When I removed support for eight instruction set architectures in 2018, those were the ones that no longer had any users of mainline kernels, and removing them allowed later cleanup of cross-architecture code that would have been much harder before.
I propose adding a Documentation file that keeps track of any notable kernel feature that could be classified as "obsolete", and listing e.g. following properties:
- Kconfig symbol controlling the feature
- How long we expect to keep it as a minimum
- Known use cases, or other reasons this needs to stay
- Latest kernel in which it was known to have worked
- Contact information for known users (mailing list, personal email)
- Other features that may depend on this
- Possible benefits of eventually removing it
With that information, my hope is that it becomes easier to plan when some code can be removed after the last users have stopped upgrading their kernels, while also preventing code from being removed that is actually still in active use.
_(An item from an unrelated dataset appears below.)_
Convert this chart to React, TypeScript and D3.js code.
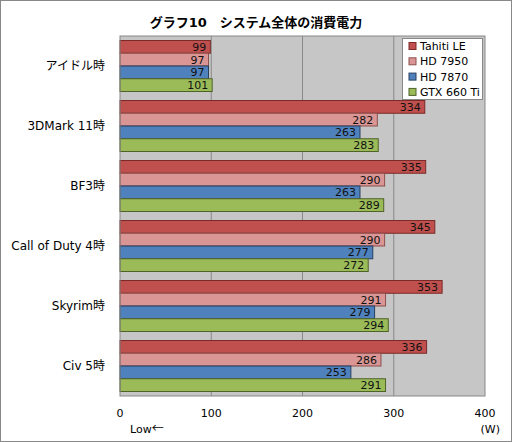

In the discussion at the linux/arch/* MC, I would hope to answer these questions:
- Do other developers find this useful to have?
- Where should the information be kept (Documentation/*, Kconfig, MAINTAINERS, wiki.kernel.org, ...)
- Which information should be part of an entry?
- What granularity should this be applied to -- only high-level features like CPU architectures and subsystems, or individual drivers and machines?